Putin redet Klartext: Im Westen wackeln die Wände

Das Timing ist immer perfekt: Diesmal wählte Russlands Star-Präsident das Jahrestreffen des von ihm gegründeten Debattierclubs „Valdai“ in Sotschi, um dem Westen eine volle Breitseite seiner Weltsicht vor den Bug zu pfeffern. Hier nur die wesentlichen Punkte: Es ist schlimm, wenn so eine Lektion des großen Strategen und Taktikers damit anfängt, dass er vor „unbedachten Schritten“ warnt. Und es ist typisch Putin, bei aller Kritik immer auch den gemeinsamen Anknüpfungspunkt zu sehen. Denn insgesamt wolle er ja keine Anklagerede halten, sondern zur Zusammenarbeit auffordern. Auf jeden Fall stellt er erneut klar, dass es ihm keineswegs um eine Abkehr von Europa gehe. Grundsätzlich beanspruche Russland weder eine Führungsrolle noch irgendeine Sonderrolle – eine klare Kritik an den USA, die beides um jeden Preis festhalten wollen; Putin sagt: „Die USA wollen die Welt auf sich zuschneiden“. Das US-Diktat lasse jedoch Konflikte eskalieren. Das Weltsicherheitssystem sei geschwächt, stellt Putin fest. Auch deshalb besteht Putin auf weiterem Abbau nuklearer Arsenale; das fällt ihm leicht, denn Russland hat hier soeben mit den USA gleichgezogen. Kluge Idee: Wechselseitige Abhängigkeit habe nichts Bedrohliches. Und Putin ist sich sicher: Europa wird nie auf russisches Gas verzichten – weil’s schlicht zu teuer käme. Hoffentlich behält er recht.

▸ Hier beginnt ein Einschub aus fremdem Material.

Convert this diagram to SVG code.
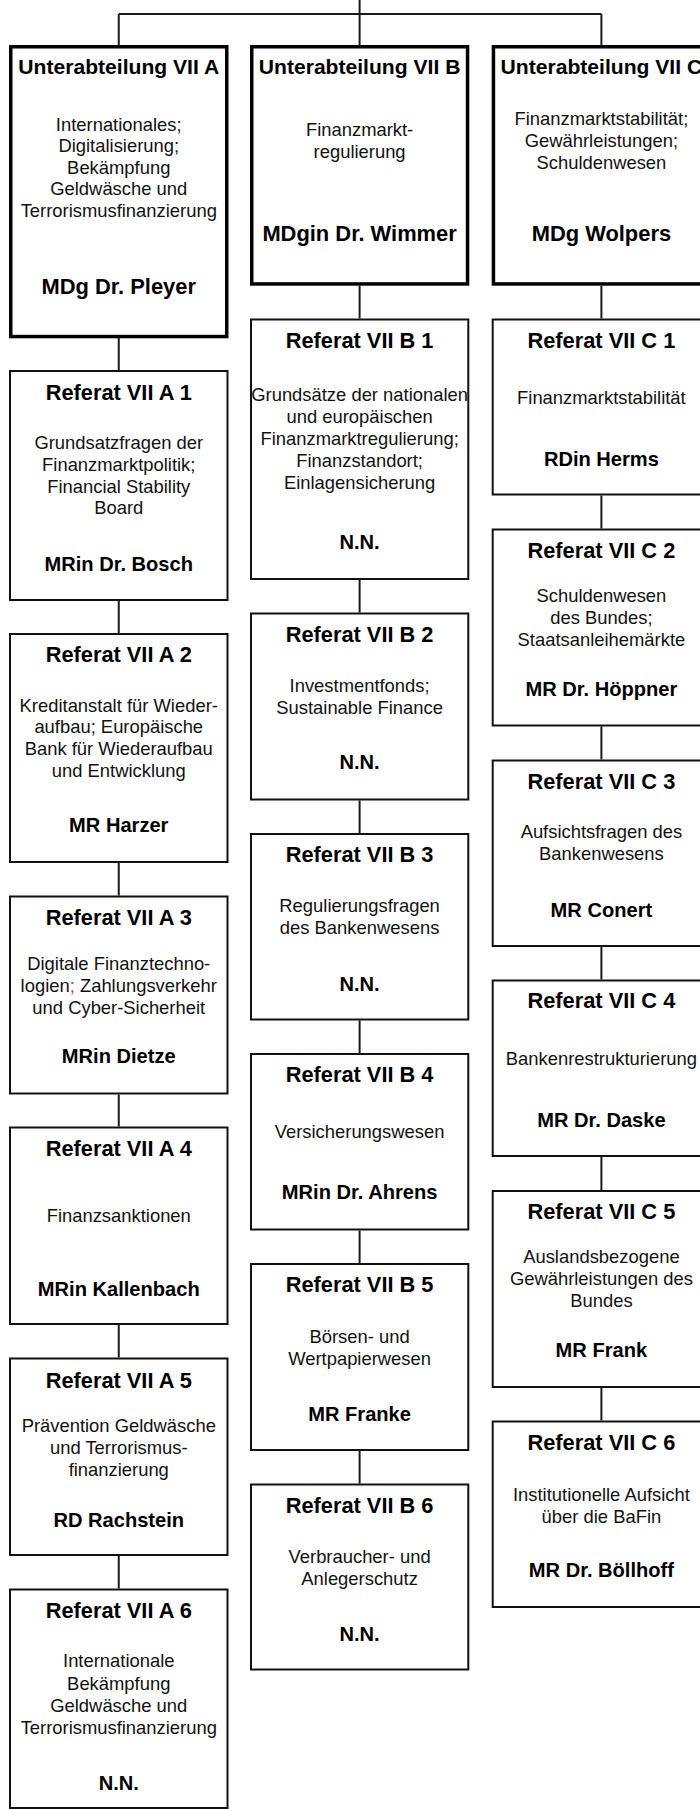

Und dann hat es sich heute zufällig so ergeben, dass eine ganze Handvoll Meldungen darauf hindeuten, dass der Westen soeben gewaltig den Kürzeren zieht, als ob eine höhere Macht geplant hätte, dass Putins Bemerkungen soeben mit passenden Weltnachrichten hätten unterstrichen werden sollen: Zuoberst: China eröffnet ein Konkurrenzinstitut zur Weltbank. Oh, ja, gut‘ Nacht schon mal an die ALTE Weltbank. Russland hat heute an der bereits 2008 geschaffenen Petersburger Rohstoffbörse erstmals Gas versteigert. Ohne US-Dollar versteht sich. Syrien will eine Freihandelszone mit Russland – und Putin erklärt parallel beim Valdai-Treffen, dass die vielen Sanktionen die Flucht aus dem US-Dollar beschleunigten. Merkel wird unterdessen nervös, weil der Ukraine-Streit immerzu eine Drohung mit einem kalten Winter in deutschen Wohnzimmern bedeutet. Merkels sonniger Vorschlag: EU-Steuerzahler blechen für die Schulden der Ukraine. Super! Das passt doch gut zu diesem anderen Fass ohne Boden, das uns noch viel teurer kommt: Bankenrettung in Europa mit deutschem Steuergeld! Ist doch klar: Wir ham’s ja – und Schäuble hat die Total-Immunität als ESM-Gouverneur. Schlau, nicht wahr? Banken, die beim angeblichen „Stress“-Test durchgefallen sind, 25 von 130, können endlich wieder aufatmen. Schönes Wochenende auch! Problem: Der Test war ungefähr so stressig wie Probehusten beim Arzt.

Eine Frage noch: Was sind eigentlich „schlechte Vorzeichen“?